[Records with drawing code]
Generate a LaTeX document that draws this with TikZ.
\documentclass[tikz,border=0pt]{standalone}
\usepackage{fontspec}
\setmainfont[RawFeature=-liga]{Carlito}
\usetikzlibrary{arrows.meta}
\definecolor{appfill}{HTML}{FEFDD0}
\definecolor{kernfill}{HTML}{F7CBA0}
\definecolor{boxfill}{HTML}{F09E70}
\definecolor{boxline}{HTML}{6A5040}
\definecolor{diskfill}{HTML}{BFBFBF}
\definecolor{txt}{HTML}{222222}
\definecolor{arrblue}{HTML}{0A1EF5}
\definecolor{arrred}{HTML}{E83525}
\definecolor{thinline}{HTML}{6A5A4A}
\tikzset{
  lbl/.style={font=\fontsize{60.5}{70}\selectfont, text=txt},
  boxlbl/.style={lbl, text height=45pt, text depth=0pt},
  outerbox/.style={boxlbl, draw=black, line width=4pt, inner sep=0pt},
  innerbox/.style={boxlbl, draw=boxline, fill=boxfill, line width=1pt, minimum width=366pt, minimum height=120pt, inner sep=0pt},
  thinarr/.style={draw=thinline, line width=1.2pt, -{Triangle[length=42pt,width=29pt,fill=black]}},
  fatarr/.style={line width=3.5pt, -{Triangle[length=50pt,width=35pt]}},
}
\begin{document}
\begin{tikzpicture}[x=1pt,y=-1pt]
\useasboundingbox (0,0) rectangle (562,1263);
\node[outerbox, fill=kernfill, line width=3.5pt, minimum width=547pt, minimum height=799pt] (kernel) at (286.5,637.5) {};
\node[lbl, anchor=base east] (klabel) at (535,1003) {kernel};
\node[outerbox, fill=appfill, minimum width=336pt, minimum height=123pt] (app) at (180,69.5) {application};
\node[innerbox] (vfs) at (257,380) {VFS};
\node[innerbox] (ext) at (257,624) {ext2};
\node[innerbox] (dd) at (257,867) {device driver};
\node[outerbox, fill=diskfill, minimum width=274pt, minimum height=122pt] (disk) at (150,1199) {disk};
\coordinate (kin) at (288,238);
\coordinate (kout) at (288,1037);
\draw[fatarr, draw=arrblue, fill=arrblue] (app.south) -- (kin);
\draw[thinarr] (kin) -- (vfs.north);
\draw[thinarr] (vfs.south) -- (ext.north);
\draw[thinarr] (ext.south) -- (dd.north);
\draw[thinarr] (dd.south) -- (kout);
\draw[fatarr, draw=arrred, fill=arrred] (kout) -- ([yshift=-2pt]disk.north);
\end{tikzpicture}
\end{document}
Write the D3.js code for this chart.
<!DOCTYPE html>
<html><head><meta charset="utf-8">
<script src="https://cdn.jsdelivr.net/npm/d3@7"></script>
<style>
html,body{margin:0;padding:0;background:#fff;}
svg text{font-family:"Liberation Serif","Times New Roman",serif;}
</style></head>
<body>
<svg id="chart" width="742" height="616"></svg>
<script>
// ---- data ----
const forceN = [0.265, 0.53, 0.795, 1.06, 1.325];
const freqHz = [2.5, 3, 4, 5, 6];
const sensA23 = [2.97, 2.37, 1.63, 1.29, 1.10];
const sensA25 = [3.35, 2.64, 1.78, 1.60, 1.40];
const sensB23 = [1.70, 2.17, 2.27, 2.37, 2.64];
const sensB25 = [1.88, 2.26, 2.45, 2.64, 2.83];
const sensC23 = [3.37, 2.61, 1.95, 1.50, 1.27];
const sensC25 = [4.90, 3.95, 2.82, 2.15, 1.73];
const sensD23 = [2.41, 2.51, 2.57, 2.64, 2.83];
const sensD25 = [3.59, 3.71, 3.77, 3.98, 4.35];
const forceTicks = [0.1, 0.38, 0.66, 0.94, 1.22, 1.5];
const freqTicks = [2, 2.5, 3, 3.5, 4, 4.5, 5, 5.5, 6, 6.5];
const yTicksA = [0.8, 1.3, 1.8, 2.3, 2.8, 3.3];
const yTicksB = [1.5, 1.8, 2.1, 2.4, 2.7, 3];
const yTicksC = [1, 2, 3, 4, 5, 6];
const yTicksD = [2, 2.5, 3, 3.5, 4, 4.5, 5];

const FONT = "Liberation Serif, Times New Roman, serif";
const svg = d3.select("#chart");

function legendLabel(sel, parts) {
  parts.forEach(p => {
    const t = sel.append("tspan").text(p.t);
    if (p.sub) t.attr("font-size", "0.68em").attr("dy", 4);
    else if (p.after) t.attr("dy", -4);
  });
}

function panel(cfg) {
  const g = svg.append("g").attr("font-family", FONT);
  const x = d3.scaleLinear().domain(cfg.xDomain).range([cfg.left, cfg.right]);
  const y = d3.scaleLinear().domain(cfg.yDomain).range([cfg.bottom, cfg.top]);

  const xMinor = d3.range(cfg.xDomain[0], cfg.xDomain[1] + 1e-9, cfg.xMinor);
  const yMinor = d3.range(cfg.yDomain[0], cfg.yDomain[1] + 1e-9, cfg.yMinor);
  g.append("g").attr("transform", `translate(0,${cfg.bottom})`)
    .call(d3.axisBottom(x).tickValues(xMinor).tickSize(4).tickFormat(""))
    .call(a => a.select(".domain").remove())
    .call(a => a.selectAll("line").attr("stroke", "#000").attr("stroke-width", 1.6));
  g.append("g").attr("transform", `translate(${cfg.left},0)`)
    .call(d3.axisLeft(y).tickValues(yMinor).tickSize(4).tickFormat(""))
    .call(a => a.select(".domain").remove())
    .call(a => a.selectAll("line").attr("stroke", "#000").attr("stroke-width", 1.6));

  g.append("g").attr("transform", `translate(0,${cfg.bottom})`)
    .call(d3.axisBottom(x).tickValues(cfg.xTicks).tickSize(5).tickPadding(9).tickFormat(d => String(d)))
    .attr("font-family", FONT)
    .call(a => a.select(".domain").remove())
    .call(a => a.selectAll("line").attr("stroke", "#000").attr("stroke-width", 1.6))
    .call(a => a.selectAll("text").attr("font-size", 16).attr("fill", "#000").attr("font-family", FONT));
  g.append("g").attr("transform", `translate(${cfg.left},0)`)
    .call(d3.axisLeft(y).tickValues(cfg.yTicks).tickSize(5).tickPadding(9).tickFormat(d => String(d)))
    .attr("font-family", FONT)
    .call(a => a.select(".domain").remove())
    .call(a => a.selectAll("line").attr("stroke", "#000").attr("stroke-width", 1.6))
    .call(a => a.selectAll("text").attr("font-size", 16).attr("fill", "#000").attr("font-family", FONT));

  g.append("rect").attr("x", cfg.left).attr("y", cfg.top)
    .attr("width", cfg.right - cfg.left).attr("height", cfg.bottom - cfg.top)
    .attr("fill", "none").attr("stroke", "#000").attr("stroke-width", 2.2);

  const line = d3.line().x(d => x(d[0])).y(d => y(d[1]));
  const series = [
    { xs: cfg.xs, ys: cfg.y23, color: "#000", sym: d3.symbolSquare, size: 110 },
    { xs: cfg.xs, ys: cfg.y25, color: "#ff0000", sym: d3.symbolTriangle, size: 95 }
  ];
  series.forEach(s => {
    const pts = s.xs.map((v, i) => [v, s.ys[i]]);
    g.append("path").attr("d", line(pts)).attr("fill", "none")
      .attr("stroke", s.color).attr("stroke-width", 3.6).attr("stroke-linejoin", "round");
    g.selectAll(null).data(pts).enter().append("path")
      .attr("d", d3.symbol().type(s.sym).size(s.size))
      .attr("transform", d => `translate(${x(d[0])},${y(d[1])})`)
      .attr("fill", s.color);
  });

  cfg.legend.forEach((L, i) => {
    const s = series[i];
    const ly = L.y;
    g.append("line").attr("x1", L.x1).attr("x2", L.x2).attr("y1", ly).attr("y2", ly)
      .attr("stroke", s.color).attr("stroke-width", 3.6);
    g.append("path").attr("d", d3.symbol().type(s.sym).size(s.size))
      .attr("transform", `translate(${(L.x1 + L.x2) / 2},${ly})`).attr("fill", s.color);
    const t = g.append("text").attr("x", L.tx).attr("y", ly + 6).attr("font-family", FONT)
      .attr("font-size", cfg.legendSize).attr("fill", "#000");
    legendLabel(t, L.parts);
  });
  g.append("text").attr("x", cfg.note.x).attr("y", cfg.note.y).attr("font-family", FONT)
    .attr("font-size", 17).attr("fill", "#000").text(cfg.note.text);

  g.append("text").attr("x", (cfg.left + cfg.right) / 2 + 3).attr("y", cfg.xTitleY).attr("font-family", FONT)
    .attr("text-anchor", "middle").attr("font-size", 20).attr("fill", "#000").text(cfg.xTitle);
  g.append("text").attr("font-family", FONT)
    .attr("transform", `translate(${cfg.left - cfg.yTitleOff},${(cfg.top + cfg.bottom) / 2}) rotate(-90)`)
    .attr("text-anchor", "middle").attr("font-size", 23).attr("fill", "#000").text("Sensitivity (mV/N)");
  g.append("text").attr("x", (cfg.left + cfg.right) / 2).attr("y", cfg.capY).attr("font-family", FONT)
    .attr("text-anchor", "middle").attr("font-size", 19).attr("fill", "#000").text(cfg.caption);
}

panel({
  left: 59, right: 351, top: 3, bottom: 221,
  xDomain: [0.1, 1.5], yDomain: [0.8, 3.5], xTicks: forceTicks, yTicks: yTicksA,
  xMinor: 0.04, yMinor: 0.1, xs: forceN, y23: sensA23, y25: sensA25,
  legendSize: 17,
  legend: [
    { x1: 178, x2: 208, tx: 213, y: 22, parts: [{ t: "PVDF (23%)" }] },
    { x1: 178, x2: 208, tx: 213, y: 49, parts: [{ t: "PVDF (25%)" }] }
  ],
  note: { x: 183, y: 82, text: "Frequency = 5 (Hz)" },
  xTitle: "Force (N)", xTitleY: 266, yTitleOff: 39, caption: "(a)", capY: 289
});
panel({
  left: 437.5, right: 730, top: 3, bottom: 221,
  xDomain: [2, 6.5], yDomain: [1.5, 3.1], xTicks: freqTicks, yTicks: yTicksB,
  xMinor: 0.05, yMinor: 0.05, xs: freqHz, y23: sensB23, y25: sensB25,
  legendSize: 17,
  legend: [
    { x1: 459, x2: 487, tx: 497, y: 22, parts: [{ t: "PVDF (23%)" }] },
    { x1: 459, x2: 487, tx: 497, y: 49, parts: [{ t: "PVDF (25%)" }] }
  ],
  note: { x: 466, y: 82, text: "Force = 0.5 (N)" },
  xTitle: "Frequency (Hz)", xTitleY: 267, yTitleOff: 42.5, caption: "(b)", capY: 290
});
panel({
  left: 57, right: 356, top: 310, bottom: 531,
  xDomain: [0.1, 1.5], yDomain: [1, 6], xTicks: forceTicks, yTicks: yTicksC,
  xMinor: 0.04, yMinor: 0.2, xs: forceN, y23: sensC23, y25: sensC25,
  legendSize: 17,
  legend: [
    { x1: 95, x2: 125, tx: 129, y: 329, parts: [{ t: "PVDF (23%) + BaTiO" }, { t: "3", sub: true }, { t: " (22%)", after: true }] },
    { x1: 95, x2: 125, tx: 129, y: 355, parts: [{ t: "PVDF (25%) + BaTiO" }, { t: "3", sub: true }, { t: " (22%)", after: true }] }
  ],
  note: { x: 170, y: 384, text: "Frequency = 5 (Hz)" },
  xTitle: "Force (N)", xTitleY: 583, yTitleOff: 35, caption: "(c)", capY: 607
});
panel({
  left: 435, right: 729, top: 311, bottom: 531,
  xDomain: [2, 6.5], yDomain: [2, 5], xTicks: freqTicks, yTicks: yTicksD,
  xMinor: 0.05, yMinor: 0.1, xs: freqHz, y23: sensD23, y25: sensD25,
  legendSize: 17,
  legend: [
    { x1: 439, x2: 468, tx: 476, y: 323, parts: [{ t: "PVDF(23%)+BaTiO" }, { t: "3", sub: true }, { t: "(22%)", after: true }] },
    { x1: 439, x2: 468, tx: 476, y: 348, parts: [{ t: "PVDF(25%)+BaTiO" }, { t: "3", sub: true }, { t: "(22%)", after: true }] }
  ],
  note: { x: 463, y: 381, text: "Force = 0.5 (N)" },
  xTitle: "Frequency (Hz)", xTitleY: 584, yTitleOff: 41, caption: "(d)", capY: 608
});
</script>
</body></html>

== INSTRUCTION ==
How many of the lines above contain the string "chart"? Give the number only.

== COMPLETE OUTPUT ==
3